* Recorded data *
▬▬▬
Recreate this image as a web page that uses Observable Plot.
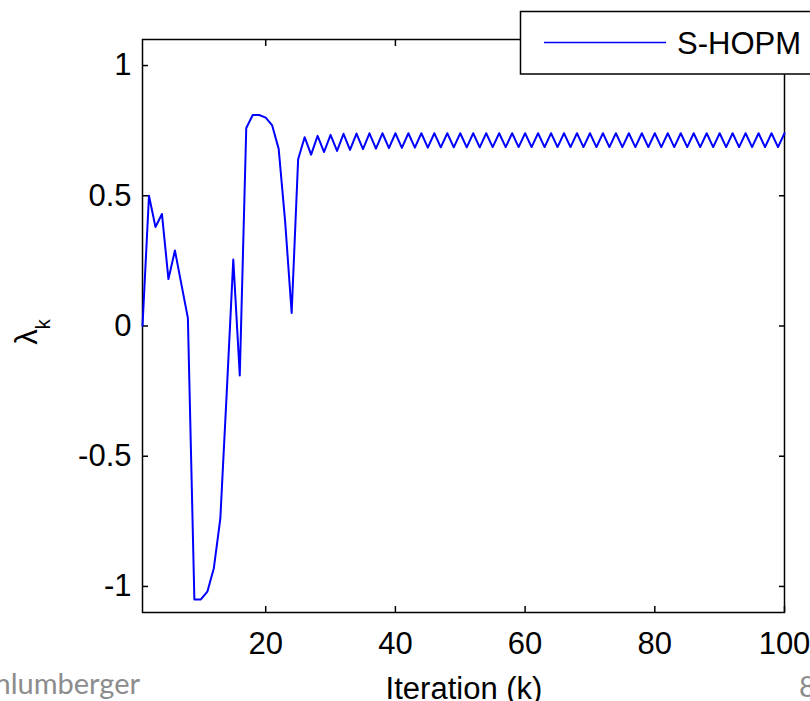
<!DOCTYPE html>
<html>
<head>
<meta charset="utf-8">
<script src="https://cdn.jsdelivr.net/npm/d3@7"></script>
<script src="https://cdn.jsdelivr.net/npm/@observablehq/plot@0.6"></script>
<style>
  html, body { margin: 0; padding: 0; background: #fff; overflow: hidden; }
  #chart { width: 810px; height: 701px; }
</style>
</head>
<body>
<div id="chart"></div>
<script>
// Iteration index k (1..100)
const iterations = d3.range(1, 101);
// S-HOPM lambda_k values
const lambdaValues = [
  0.00, 0.50, 0.38, 0.43, 0.18, 0.29, 0.16, 0.03, -1.05, -1.05,
  -1.02, -0.93, -0.74, -0.25, 0.255, -0.19, 0.76, 0.81, 0.81, 0.80,
  0.77, 0.68, 0.40, 0.05, 0.64, 0.725, 0.658, 0.730, 0.668, 0.734,
  0.672, 0.738, 0.676, 0.739, 0.679, 0.740, 0.681, 0.740, 0.683, 0.740,
  0.684, 0.740, 0.685, 0.740, 0.685, 0.740, 0.686, 0.740, 0.686, 0.740,
  0.686, 0.740, 0.686, 0.740, 0.687, 0.740, 0.687, 0.740, 0.687, 0.740,
  0.687, 0.740, 0.687, 0.740, 0.687, 0.740, 0.687, 0.740, 0.687, 0.740,
  0.687, 0.740, 0.687, 0.740, 0.687, 0.740, 0.687, 0.740, 0.687, 0.740,
  0.687, 0.740, 0.687, 0.740, 0.687, 0.740, 0.687, 0.740, 0.687, 0.740,
  0.687, 0.740, 0.687, 0.740, 0.687, 0.740, 0.687, 0.740, 0.687, 0.740
];
const xTicks = [20, 40, 60, 80, 100];
const yTicks = [-1, -0.5, 0, 0.5, 1];
const seriesName = "S-HOPM";
const xLabel = "Iteration (k)";
const footerLeft = "Schlumberger";
const footerRight = "8";

const data = iterations.map((k, i) => ({k, v: lambdaValues[i]}));

const fontFamily = "'Liberation Sans', Arial, sans-serif";

const chart = Plot.plot({
  width: 810,
  height: 701,
  marginLeft: 142,
  marginRight: 26,
  marginTop: 39,
  marginBottom: 89,
  style: {fontFamily, fontSize: "31px", color: "#000", background: "#fff"},
  x: {domain: [1, 100]},
  y: {domain: [-1.1, 1.1]},
  marks: [
    Plot.frame({stroke: "#000", strokeWidth: 1.5}),
    Plot.axisX(xTicks, {anchor: "bottom", tickSize: -6, tickPadding: 25, tickFormat: d => String(d), label: null, strokeWidth: 1.5}),
    Plot.axisX(xTicks, {anchor: "top", tickSize: -6, tickFormat: () => "", label: null, strokeWidth: 1.5}),
    Plot.axisY(yTicks, {anchor: "left", tickSize: -6, tickPadding: 17, tickFormat: d => String(d), label: null, strokeWidth: 1.5}),
    Plot.axisY(yTicks, {anchor: "right", tickSize: -6, tickFormat: () => "", label: null, strokeWidth: 1.5}),
    Plot.line(data, {x: "k", y: "v", stroke: "#0000ff", strokeWidth: 2})
  ]
});

document.getElementById("chart").appendChild(chart);

const svg = d3.select(chart);

// y-axis label: lambda with subscript k
const yl = svg.append("text")
  .attr("transform", "translate(37,332) rotate(-90)")
  .attr("text-anchor", "middle")
  .attr("font-family", fontFamily)
  .attr("font-size", 31)
  .attr("fill", "#000");
yl.append("tspan").text("λ");
yl.append("tspan").attr("dy", 13).attr("font-size", 20).text("k");

// x-axis label
svg.append("text")
  .attr("x", 464).attr("y", 699)
  .attr("text-anchor", "middle")
  .attr("font-family", fontFamily)
  .attr("font-size", 31)
  .attr("fill", "#000")
  .text(xLabel);

// footer texts (slide remnants)
svg.append("text")
  .attr("x", 140).attr("y", 694)
  .attr("text-anchor", "end")
  .attr("font-family", "Lato, 'Open Sans', sans-serif")
  .attr("font-size", 29)
  .attr("fill", "#8c8c8c")
  .text(footerLeft);
svg.append("text")
  .attr("x", 799).attr("y", 697)
  .attr("text-anchor", "start")
  .attr("font-family", "Lato, 'Open Sans', sans-serif")
  .attr("font-size", 29)
  .attr("fill", "#8c8c8c")
  .text(footerRight);

// legend box
const lg = svg.append("g");
lg.append("rect")
  .attr("x", 520.5).attr("y", 11.5)
  .attr("width", 320).attr("height", 62.5)
  .attr("fill", "#fff").attr("stroke", "#000").attr("stroke-width", 1.5);
lg.append("line")
  .attr("x1", 544).attr("x2", 666).attr("y1", 42.5).attr("y2", 42.5)
  .attr("stroke", "#0000ff").attr("stroke-width", 1.5);
lg.append("text")
  .attr("x", 677).attr("y", 54)
  .attr("text-anchor", "start")
  .attr("font-family", fontFamily)
  .attr("font-size", 31)
  .attr("fill", "#000")
  .text(seriesName);
</script>
</body>
</html>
▬▬▬
* Aim *
Please write out all the data again word for word, but not the pictures.

* Solution *
Recreate this image as a web page that uses Observable Plot.
<!DOCTYPE html>
<html>
<head>
<meta charset="utf-8">
<script src="https://cdn.jsdelivr.net/npm/d3@7"></script>
<script src="https://cdn.jsdelivr.net/npm/@observablehq/plot@0.6"></script>
<style>
  html, body { margin: 0; padding: 0; background: #fff; overflow: hidden; }
  #chart { width: 810px; height: 701px; }
</style>
</head>
<body>
<div id="chart"></div>
<script>
// Iteration index k (1..100)
const iterations = d3.range(1, 101);
// S-HOPM lambda_k values
const lambdaValues = [
  0.00, 0.50, 0.38, 0.43, 0.18, 0.29, 0.16, 0.03, -1.05, -1.05,
  -1.02, -0.93, -0.74, -0.25, 0.255, -0.19, 0.76, 0.81, 0.81, 0.80,
  0.77, 0.68, 0.40, 0.05, 0.64, 0.725, 0.658, 0.730, 0.668, 0.734,
  0.672, 0.738, 0.676, 0.739, 0.679, 0.740, 0.681, 0.740, 0.683, 0.740,
  0.684, 0.740, 0.685, 0.740, 0.685, 0.740, 0.686, 0.740, 0.686, 0.740,
  0.686, 0.740, 0.686, 0.740, 0.687, 0.740, 0.687, 0.740, 0.687, 0.740,
  0.687, 0.740, 0.687, 0.740, 0.687, 0.740, 0.687, 0.740, 0.687, 0.740,
  0.687, 0.740, 0.687, 0.740, 0.687, 0.740, 0.687, 0.740, 0.687, 0.740,
  0.687, 0.740, 0.687, 0.740, 0.687, 0.740, 0.687, 0.740, 0.687, 0.740,
  0.687, 0.740, 0.687, 0.740, 0.687, 0.740, 0.687, 0.740, 0.687, 0.740
];
const xTicks = [20, 40, 60, 80, 100];
const yTicks = [-1, -0.5, 0, 0.5, 1];
const seriesName = "S-HOPM";
const xLabel = "Iteration (k)";
const footerLeft = "Schlumberger";
const footerRight = "8";

const data = iterations.map((k, i) => ({k, v: lambdaValues[i]}));

const fontFamily = "'Liberation Sans', Arial, sans-serif";

const chart = Plot.plot({
  width: 810,
  height: 701,
  marginLeft: 142,
  marginRight: 26,
  marginTop: 39,
  marginBottom: 89,
  style: {fontFamily, fontSize: "31px", color: "#000", background: "#fff"},
  x: {domain: [1, 100]},
  y: {domain: [-1.1, 1.1]},
  marks: [
    Plot.frame({stroke: "#000", strokeWidth: 1.5}),
    Plot.axisX(xTicks, {anchor: "bottom", tickSize: -6, tickPadding: 25, tickFormat: d => String(d), label: null, strokeWidth: 1.5}),
    Plot.axisX(xTicks, {anchor: "top", tickSize: -6, tickFormat: () => "", label: null, strokeWidth: 1.5}),
    Plot.axisY(yTicks, {anchor: "left", tickSize: -6, tickPadding: 17, tickFormat: d => String(d), label: null, strokeWidth: 1.5}),
    Plot.axisY(yTicks, {anchor: "right", tickSize: -6, tickFormat: () => "", label: null, strokeWidth: 1.5}),
    Plot.line(data, {x: "k", y: "v", stroke: "#0000ff", strokeWidth: 2})
  ]
});

document.getElementById("chart").appendChild(chart);

const svg = d3.select(chart);

// y-axis label: lambda with subscript k
const yl = svg.append("text")
  .attr("transform", "translate(37,332) rotate(-90)")
  .attr("text-anchor", "middle")
  .attr("font-family", fontFamily)
  .attr("font-size", 31)
  .attr("fill", "#000");
yl.append("tspan").text("λ");
yl.append("tspan").attr("dy", 13).attr("font-size", 20).text("k");

// x-axis label
svg.append("text")
  .attr("x", 464).attr("y", 699)
  .attr("text-anchor", "middle")
  .attr("font-family", fontFamily)
  .attr("font-size", 31)
  .attr("fill", "#000")
  .text(xLabel);

// footer texts (slide remnants)
svg.append("text")
  .attr("x", 140).attr("y", 694)
  .attr("text-anchor", "end")
  .attr("font-family", "Lato, 'Open Sans', sans-serif")
  .attr("font-size", 29)
  .attr("fill", "#8c8c8c")
  .text(footerLeft);
svg.append("text")
  .attr("x", 799).attr("y", 697)
  .attr("text-anchor", "start")
  .attr("font-family", "Lato, 'Open Sans', sans-serif")
  .attr("font-size", 29)
  .attr("fill", "#8c8c8c")
  .text(footerRight);

// legend box
const lg = svg.append("g");
lg.append("rect")
  .attr("x", 520.5).attr("y", 11.5)
  .attr("width", 320).attr("height", 62.5)
  .attr("fill", "#fff").attr("stroke", "#000").attr("stroke-width", 1.5);
lg.append("line")
  .attr("x1", 544).attr("x2", 666).attr("y1", 42.5).attr("y2", 42.5)
  .attr("stroke", "#0000ff").attr("stroke-width", 1.5);
lg.append("text")
  .attr("x", 677).attr("y", 54)
  .attr("text-anchor", "start")
  .attr("font-family", fontFamily)
  .attr("font-size", 31)
  .attr("fill", "#000")
  .text(seriesName);
</script>
</body>
</html>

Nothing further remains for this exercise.